Set down, exactly as written, the lines from the top of the data to the line that holds "from matplotlib.lines import Line2D", and omit the pictures.

• _Material_
-- START --

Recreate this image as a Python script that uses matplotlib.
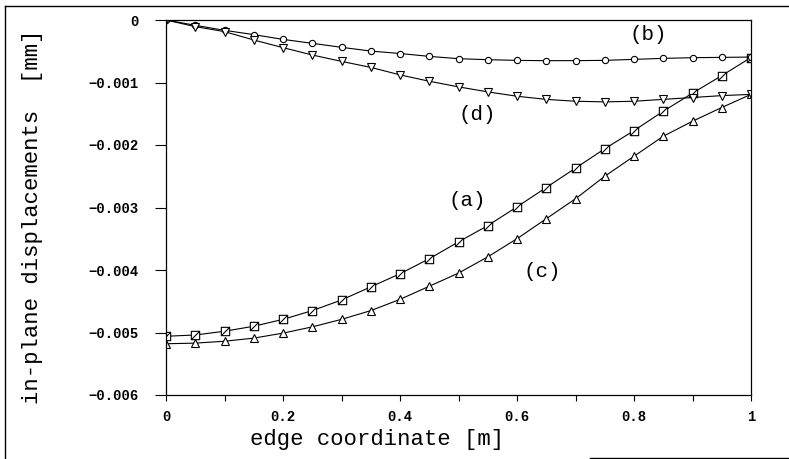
import numpy as np
import matplotlib
matplotlib.use("Agg")
import matplotlib.pyplot as plt
from matplotlib.path import Path
from matplotlib.lines import Line2D

# edge coordinate [m]
x = [0.0, 0.05, 0.1, 0.15, 0.2, 0.25, 0.3, 0.35, 0.4, 0.45, 0.5,
     0.55, 0.6, 0.65, 0.7, 0.75, 0.8, 0.85, 0.9, 0.95, 1.0]

# in-plane displacements [mm]
ya = [-0.00506, -0.00504, -0.00498, -0.00490, -0.00479, -0.00465, -0.00448,
      -0.00427, -0.00406, -0.00382, -0.00355, -0.00329, -0.00299, -0.00268,
      -0.00237, -0.00206, -0.00177, -0.00146, -0.00117, -0.00089, -0.00060]
yb = [0.0, -0.000085, -0.000165, -0.000234, -0.00031, -0.000373, -0.000437,
      -0.000497, -0.000536, -0.000582, -0.000619, -0.000635, -0.000646,
      -0.000651, -0.00065, -0.000646, -0.00063, -0.000614, -0.000603,
      -0.000598, -0.000593]
yc = [-0.00518, -0.00517, -0.00514, -0.00509, -0.00501, -0.00491, -0.00479,
      -0.00465, -0.00447, -0.00426, -0.00405, -0.00379, -0.00350, -0.00318,
      -0.00286, -0.00250, -0.00218, -0.00186, -0.00162, -0.00140, -0.00119]
yd = [0.0, -0.000106, -0.000186, -0.00032, -0.000442, -0.00056, -0.000662,
      -0.000758, -0.000878, -0.00098, -0.00107, -0.00115, -0.00122, -0.00127,
      -0.0013, -0.00131, -0.0013, -0.00127, -0.00124, -0.00121, -0.00119]

labels = ["(a)", "(b)", "(c)", "(d)"]
label_pos = [(0.515, -0.00289), (0.824, -0.00023), (0.643, -0.00403), (0.532, -0.00151)]

mono = "Liberation Mono"

# square with a diagonal stroke, like the scanned markers
sq = Path([(-1, -1), (1, -1), (1, 1), (-1, 1), (-1, -1), (-1, -1), (1, 1)],
          [Path.MOVETO, Path.LINETO, Path.LINETO, Path.LINETO, Path.CLOSEPOLY,
           Path.MOVETO, Path.LINETO])

fig = plt.figure(figsize=(7.89, 4.59), dpi=100)
ax = fig.add_axes([166/789, 1-395/459, 585/789, 375/459])

kw = dict(color="black", lw=0.8, mfc="white", mec="black", mew=0.8)
ax.plot(x, ya, marker=sq, ms=6, **kw)
ax.plot(x, yb, marker="o", ms=4.5, **kw)
ax.plot(x, yc, marker="^", ms=6, **kw)
ax.plot(x, yd, marker="v", ms=6, **kw)

for t, (tx, ty) in zip(labels, label_pos):
    ax.text(tx, ty, t, fontsize=15, family=mono, ha="center", va="center")

ax.set_xlim(0, 1)
ax.set_ylim(-0.006, 0)
ax.set_xticks(np.arange(0, 1.01, 0.2))
ax.set_xticks(np.arange(0.1, 1.0, 0.2), minor=True)
ax.set_xticklabels(["0", "0.2", "0.4", "0.6", "0.8", "1"])
yt = np.arange(-0.006, 0.0001, 0.001)
ax.set_yticks(yt)
ax.set_yticklabels(["\u22120.006", "\u22120.005", "\u22120.004", "\u22120.003",
                    "\u22120.002", "\u22120.001", "0"])
ax.tick_params(axis="x", which="both", direction="out", length=4, width=0.8, pad=7)
ax.tick_params(axis="y", direction="out", length=8, width=0.8, pad=12)
for lab in ax.get_xticklabels() + ax.get_yticklabels():
    lab.set_fontfamily(mono)
    lab.set_fontweight("bold")
    lab.set_fontsize(10)
for s in ax.spines.values():
    s.set_linewidth(0.9)

ax.set_xlabel("edge coordinate [m]", family=mono, fontsize=16, labelpad=6)
ax.xaxis.set_label_coords(0.36, -0.09)
ax.set_ylabel("in-plane displacements  [mm]", family=mono, fontsize=16)
ax.yaxis.set_label_coords(-0.21, 0.475)

# outer frame of the scanned figure
fig.add_artist(Line2D([5/789, 1], [1-6/459, 1-6/459], color="black", lw=1))
fig.add_artist(Line2D([5/789, 5/789], [0, 1-6/459], color="black", lw=1))
fig.add_artist(Line2D([590/789, 1], [1/459, 1/459], color="black", lw=1))

fig.savefig("out.png", dpi=100)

-- END --

• _Output_
Recreate this image as a Python script that uses matplotlib.
import numpy as np
import matplotlib
matplotlib.use("Agg")
import matplotlib.pyplot as plt
from matplotlib.path import Path
from matplotlib.lines import Line2D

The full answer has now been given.